Le vrai monde? : Le vacarme du silence
Le vrai monde? est une pièce phare de la théâtrographie de Michel Tremblay. Oeuvre coup de poing, elle joue son rôle à merveille dans la dernière mise en scène de Marie-Hélène Gendreau.
Parue en 1987, la pièce a la particularité de mettre à jour le rôle de l’artiste et de l’art, dans une habile mécanique de mise en abyme, où le théâtre s’invite dans le théâtre. Le tout demeure enraciné dans un espace familial, un sujet clé de l’univers de Tremblay. L’histoire se fonde sur les intentions de Claude (Jean-Denis Beaudoin), un jeune dramaturge ayant choisi de calquer les protagonistes de sa dernière pièce sur les membres de sa famille, réglant au passage plusieurs comptes et tabous latents. Une galerie de personnages dramatisés prend alors forme sur scène, gravitant entre la réalité et la fiction pour raconter le drame.
C’est d’abord le sublime décor de tapis brun et le perron de stuc qui tape à l’oeil du public. Scénographie métaphorique où poussent à la fois les roses et les bouteilles de bière, le travail d’Ariane Sauvé se balance, lui aussi, entre le théâtre réaliste et son versant onirique. C’est d’ailleurs souvent ce genre de décor aux accents surréalistes qu’inspire l’oeuvre de Michel Tremblay chez les concepteurs, dans un contexte où la pièce repose majoritairement sur le jeu des acteurs au sein d’un texte plutôt dense.
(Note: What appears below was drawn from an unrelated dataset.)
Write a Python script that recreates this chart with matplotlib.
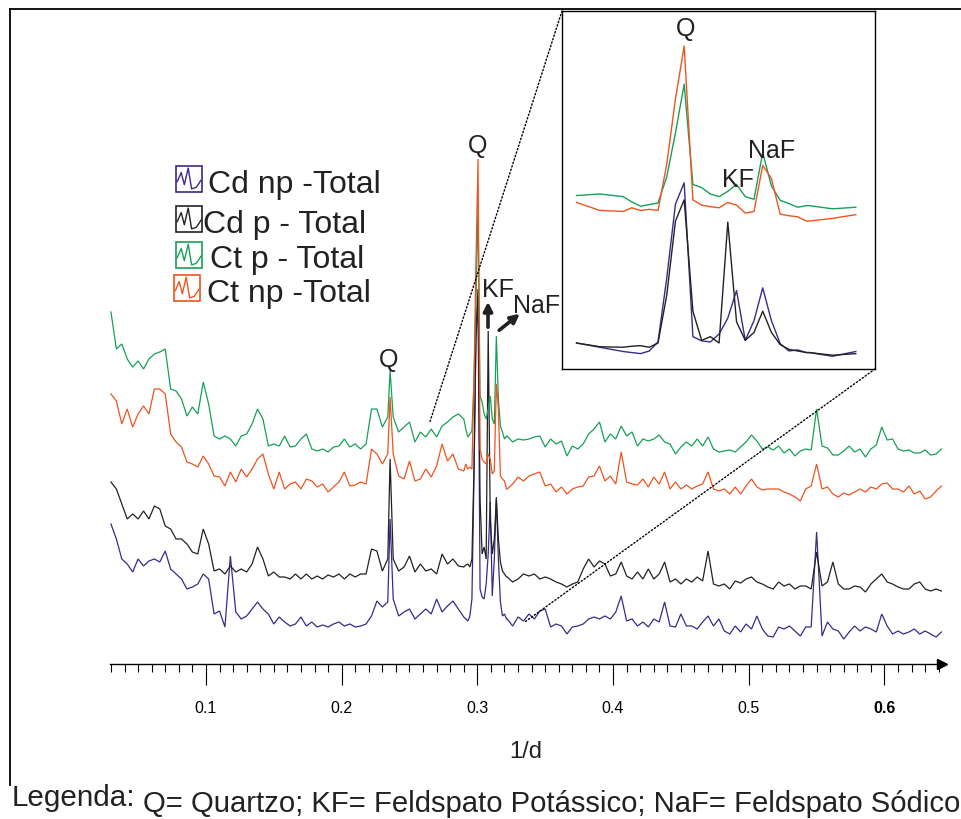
import numpy as np
import matplotlib
matplotlib.use("Agg")
import matplotlib.pyplot as plt
from matplotlib.patches import Rectangle, ConnectionPatch, FancyArrowPatch
from matplotlib.lines import Line2D

# ---------------- data (1/d vs. relative intensity) ----------------
X_LOW = np.linspace(0.030, 0.286, 65)      # sampling grid below the main peaks
X_PEAK = np.linspace(0.290, 0.3215, 22)    # finer sampling around Q / KF / NaF
X_HIGH = np.linspace(0.322, 0.642, 81)     # sampling grid above the main peaks
Q_SMALL_X = 0.2357                         # secondary quartz reflection

series_names = ["Cd np -Total", "Cd p - Total", "Ct p - Total", "Ct np -Total"]
series_colors = ["#3a2a8a", "#222222", "#17a058", "#ee5420"]

ct_p_low = [387, 350, 355, 340, 332, 338, 330, 340, 345, 347,
            350, 310, 308, 300, 283, 292, 285, 317, 295, 263,
            260, 263, 260, 253, 263, 265, 275, 290, 280, 253,
            255, 253, 263, 252, 253, 260, 265, 250, 248, 250,
            247, 252, 253, 260, 252, 255, 250, 255, 290, 290,
            272, 282, 282, 267, 272, 277, 257, 267, 262, 270,
            262, 273, 277, 282, 285]
ct_p_q = 328
ct_p_peak = [280, 270, 262, 265, 268, 317, 400, 492, 303, 297, 285,
             280, 290, 303, 280, 275, 363, 300, 273, 267, 260, 263]
ct_p_high = [263, 257, 260, 259, 260, 262, 263, 252, 260, 255,
             258, 243, 253, 250, 255, 265, 270, 277, 257, 265,
             260, 273, 263, 267, 253, 260, 258, 260, 264, 257,
             255, 245, 252, 257, 253, 260, 253, 262, 250, 247,
             248, 249, 247, 252, 257, 264, 258, 250, 252, 249,
             253, 246, 250, 243, 248, 250, 249, 290, 253, 251,
             244, 244, 248, 253, 247, 250, 242, 250, 254, 272,
             259, 260, 250, 248, 249, 246, 246, 249, 244, 245,
             250]

ct_np_low = [305, 298, 275, 290, 272, 285, 293, 285, 310, 310,
             305, 265, 257, 252, 237, 235, 232, 243, 235, 223,
             222, 213, 227, 217, 230, 222, 230, 240, 245, 225,
             210, 227, 210, 215, 217, 210, 220, 218, 212, 215,
             207, 212, 217, 227, 213, 214, 217, 215, 250, 245,
             235, 245, 245, 223, 220, 238, 218, 220, 230, 222,
             233, 255, 238, 245, 230]
ct_np_q = 302
ct_np_peak = [228, 235, 230, 232, 230, 317, 440, 540, 250, 240, 237,
              235, 245, 240, 225, 228, 315, 290, 223, 220, 218, 210]
ct_np_high = [210, 215, 222, 218, 223, 225, 227, 213, 215, 207,
              212, 205, 210, 212, 213, 222, 223, 233, 218, 223,
              215, 247, 217, 215, 214, 220, 212, 222, 215, 227,
              210, 217, 210, 214, 210, 213, 215, 227, 210, 208,
              210, 205, 212, 205, 213, 220, 212, 209, 210, 210,
              210, 207, 205, 202, 198, 210, 213, 235, 210, 212,
              205, 202, 206, 204, 207, 210, 207, 212, 210, 215,
              216, 210, 210, 207, 213, 205, 208, 200, 202, 208,
              213]

cd_p_low = [217, 210, 195, 180, 185, 180, 188, 180, 193, 190,
            173, 170, 160, 160, 155, 147, 145, 170, 155, 128,
            130, 125, 133, 127, 130, 127, 135, 152, 140, 123,
            127, 122, 122, 120, 125, 120, 125, 120, 123, 120,
            124, 122, 125, 120, 125, 122, 125, 125, 150, 148,
            128, 140, 140, 128, 132, 143, 127, 135, 128, 130,
            125, 145, 135, 140, 133]
cd_p_q = 240
cd_p_peak = [132, 134, 135, 132, 140, 230, 370, 410, 200, 145, 152,
             140, 368, 180, 145, 160, 200, 160, 137, 128, 125, 122]
cd_p_high = [122, 117, 120, 125, 123, 125, 120, 122, 120, 117,
             115, 112, 115, 117, 130, 140, 132, 138, 135, 123,
             125, 137, 123, 120, 127, 120, 130, 120, 125, 137,
             117, 120, 115, 120, 117, 122, 118, 148, 115, 113,
             115, 110, 118, 116, 120, 122, 117, 115, 112, 110,
             117, 113, 115, 110, 113, 113, 110, 147, 113, 117,
             137, 115, 110, 110, 113, 112, 107, 115, 120, 125,
             117, 115, 112, 110, 110, 115, 117, 110, 108, 110,
             108]

cd_np_low = [175, 160, 140, 135, 127, 140, 133, 138, 140, 137,
             148, 130, 125, 120, 110, 112, 115, 125, 120, 85,
             88, 72, 143, 87, 80, 83, 90, 97, 90, 85,
             75, 82, 77, 73, 75, 82, 73, 77, 72, 74,
             72, 75, 77, 73, 75, 72, 73, 75, 83, 98,
             92, 97, 100, 83, 87, 90, 80, 85, 90, 85,
             100, 87, 93, 98, 90]
cd_np_q = 180
cd_np_peak = [82, 80, 78, 83, 100, 220, 360, 400, 110, 102, 100,
              115, 145, 197, 103, 140, 202, 140, 97, 83, 85, 80]
cd_np_high = [80, 73, 82, 78, 85, 80, 88, 90, 72, 75,
              73, 65, 72, 73, 75, 80, 82, 80, 83, 80,
              87, 103, 78, 80, 73, 77, 72, 80, 77, 97,
              73, 72, 85, 73, 73, 70, 77, 83, 73, 80,
              68, 65, 73, 67, 75, 70, 83, 70, 63, 62,
              72, 70, 73, 68, 63, 72, 72, 167, 63, 77,
              70, 68, 60, 67, 73, 68, 72, 70, 67, 85,
              73, 65, 68, 65, 67, 70, 65, 68, 65, 62,
              67]

tick_values = [0.1, 0.2, 0.3, 0.4, 0.5, 0.6]
tick_labels = ["0.1", "0.2", "0.3", "0.4", "0.5", "0.6"]
inset_offsets = [-118, -160, -24, 0]   # vertical display shift of each trace in the inset


def build(low, q, peak, high):
    x = np.concatenate([X_LOW, [Q_SMALL_X], X_PEAK, X_HIGH])
    y = np.concatenate([low, [q], peak, high]).astype(float)
    o = np.argsort(x, kind="stable")
    return x[o], y[o]


traces = [build(cd_np_low, cd_np_q, cd_np_peak, cd_np_high),
          build(cd_p_low, cd_p_q, cd_p_peak, cd_p_high),
          build(ct_p_low, ct_p_q, ct_p_peak, ct_p_high),
          build(ct_np_low, ct_np_q, ct_np_peak, ct_np_high)]

# ---------------- figure ----------------
W, H = 961, 820
fig = plt.figure(figsize=(W / 100, H / 100), dpi=100)
fig.patch.set_facecolor("white")


def fx(px):
    return px / W


def fy(py):
    return 1 - py / H


SANS = ["Liberation Sans", "DejaVu Sans"]

ax = fig.add_axes([fx(110), fy(665), fx(942) - fx(110), fy(10) - fy(665)])
ax.set_xlim(0.0293, 0.6424)
ax.set_ylim(35, 690)
for s in ["left", "right", "top"]:
    ax.spines[s].set_visible(False)
ax.spines["bottom"].set_linewidth(1.0)
ax.set_yticks([])
ax.set_xticks(tick_values)
ax.set_xticklabels(tick_labels, fontsize=11.5, family=SANS)
ax.get_xticklabels()[-1].set_fontweight("bold")
minor = [v for v in np.round(np.arange(0.03, 0.6424, 0.01), 3)
         if not np.any(np.isclose(v, tick_values))]
ax.set_xticks(minor, minor=True)
ax.tick_params(axis="x", which="major", direction="out", length=15, width=0.8, pad=11)
ax.tick_params(axis="x", which="minor", direction="out", length=6, width=0.8)
ax.patch.set_alpha(0)

for (x, y), c in zip(traces, series_colors):
    ax.plot(x, y, color=c, lw=0.9, solid_joinstyle="miter")

# axis arrow head
ax.plot([0.6424], [35], marker=">", markersize=7, color="black", clip_on=False)

# ---------------- inset ----------------
axi = fig.add_axes([fx(562), fy(370), fx(875) - fx(562), fy(12) - fy(370)])
axi.set_xlim(0.2795, 0.3333)
axi.set_ylim(-69, 606)
axi.set_xticks([])
axi.set_yticks([])
for s in axi.spines.values():
    s.set_linewidth(1.0)
for (x, y), c, off in zip(traces, series_colors, inset_offsets):
    m = (x >= 0.281) & (x <= 0.3305)
    axi.plot(x[m], y[m] + off, color=c, lw=1.0)

for xyA, xyB in [((0, 1), (0.265, 277)), ((1, 0), (0.335, 77))]:
    con = ConnectionPatch(xyA=xyA, coordsA=axi.transAxes, xyB=xyB, coordsB=ax.transData,
                          linestyle=(0, (1, 1.6)), lw=1.0, color="black")
    fig.add_artist(con)

# ---------------- annotations ----------------
def ftext(px, py, s, size, ha="left", va="baseline", family=SANS, **kw):
    return fig.text(fx(px), fy(py), s, fontsize=size, ha=ha, va=va, family=family,
                    color="#222222", **kw)


ftext(478, 153, "Q", 18, ha="center")
ftext(389, 367, "Q", 18, ha="center")
ftext(498, 297, "KF", 18, ha="center")
ftext(537, 313, "NaF", 18, ha="center")
ftext(686, 36, "Q", 18, ha="center")
ftext(738, 187, "KF", 18, ha="center")
ftext(772, 158, "NaF", 18, ha="center")

for (a, b) in [((488, 331), (488, 300)), ((497, 333), (522, 313))]:
    arr = FancyArrowPatch(posA=(fx(a[0]), fy(a[1])), posB=(fx(b[0]), fy(b[1])),
                          transform=fig.transFigure, arrowstyle="-|>",
                          mutation_scale=13, lw=2.6, color="#222222")
    fig.add_artist(arr)

# ---------------- legend ----------------
legend_rows = [(176, 167, 208, 193), (176, 207, 203, 233), (176, 243, 210, 268), (174, 276, 207, 302)]
zig_x = [0.05, 0.2, 0.32, 0.47, 0.6, 0.78, 0.96]
zig_y = [0.6, 0.25, 0.72, 0.08, 0.88, 0.82, 0.55]
for (bx, by, tx, tb), name, c in zip(legend_rows, series_names, series_colors):
    bw, bh = 26, 26
    fig.add_artist(Rectangle((fx(bx), fy(by + bh)), bw / W, bh / H, transform=fig.transFigure,
                             fill=False, edgecolor=c, lw=1.2))
    fig.add_artist(Line2D([fx(bx + bw * u) for u in zig_x], [fy(by + bh * v) for v in zig_y],
                          transform=fig.transFigure, color=c, lw=1.0))
    ftext(tx, tb, name, 23)

# ---------------- axis title & caption ----------------
ftext(526, 752, "1/d", 17, ha="center", va="center")

renderer = fig.canvas.get_renderer()


def fit(t, target_w):
    w = t.get_window_extent(renderer).width
    t.set_fontsize(t.get_fontsize() * target_w / w)


t1 = ftext(12, 806, "Legenda:", 18)
fit(t1, 123)
t2 = ftext(143, 812, "Q= Quartzo; KF= Feldspato Potássico; NaF= Feldspato Sódico", 18)
fit(t2, 815)

# frame lines of the original figure
fig.add_artist(Line2D([fx(10), 1.0], [fy(10), fy(10)], transform=fig.transFigure, color="black", lw=1.3))
fig.add_artist(Line2D([fx(10), fx(10)], [fy(10), fy(786)], transform=fig.transFigure, color="black", lw=1.3))

fig.savefig("out.png", dpi=100)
À cet effet, la distribution est solide. Le tandem que forment Nancy Bernier et Anne-Marie Olivier (dans le rôle de Madeleine, mère de famille) est flamboyant, émouvant. Celui proposé par Christian Michaud et Jean-Michel Déry n’est pas en reste, alors qu’on leur incombe la tâche de jouer les méchants sur deux tons fort différents. Dans la salle, on peut sentir la finesse du travail de Marie-Hélène Gendreau dans la direction d’acteur, autant que dans la mise en place stratégique de cette famille éclatée dans le vaste espace scénique. Cette touche de féminité fait résolument du bien, dans un pièce écrite bien avant son temps, toujours criante de sincérité. Dans cette maison aux fenêtres-barreaux, c’est la parole de la femme qui éclate, éclaboussant les murs du fardeau qu’elle porte, du silence qui la contraint, du doute qui fait vaciller la réalité. Or, comment distinguer le vrai du faux lorsque l’objectivité est évacuée de la scène? Qui croire? Le discours familial ou le miroir déformant du théâtre? Si les deux se côtoient sur scène, on aurait aimé s’y perdre davantage, dans l’entrecroisement des répliques, quitte à ne plus distinguer les personnages et leur doubles dramatiques.
Somme toute, Le vrai monde? tel que conçu par la metteuse en scène et son équipe est un sans-faute bourré d’excellentes idées et d’images scéniques fortes. Le propos est clair, le dénouement est bien ficelé. L’histoire mérite d’être racontée, avec toute la violence et l’intensité qu’elle porte et, paradoxalement, avec son lot de vérités qui éclatent. Un temps pour interrompre le silence, avant qu’il ne revienne tapisser les murs du quotidien.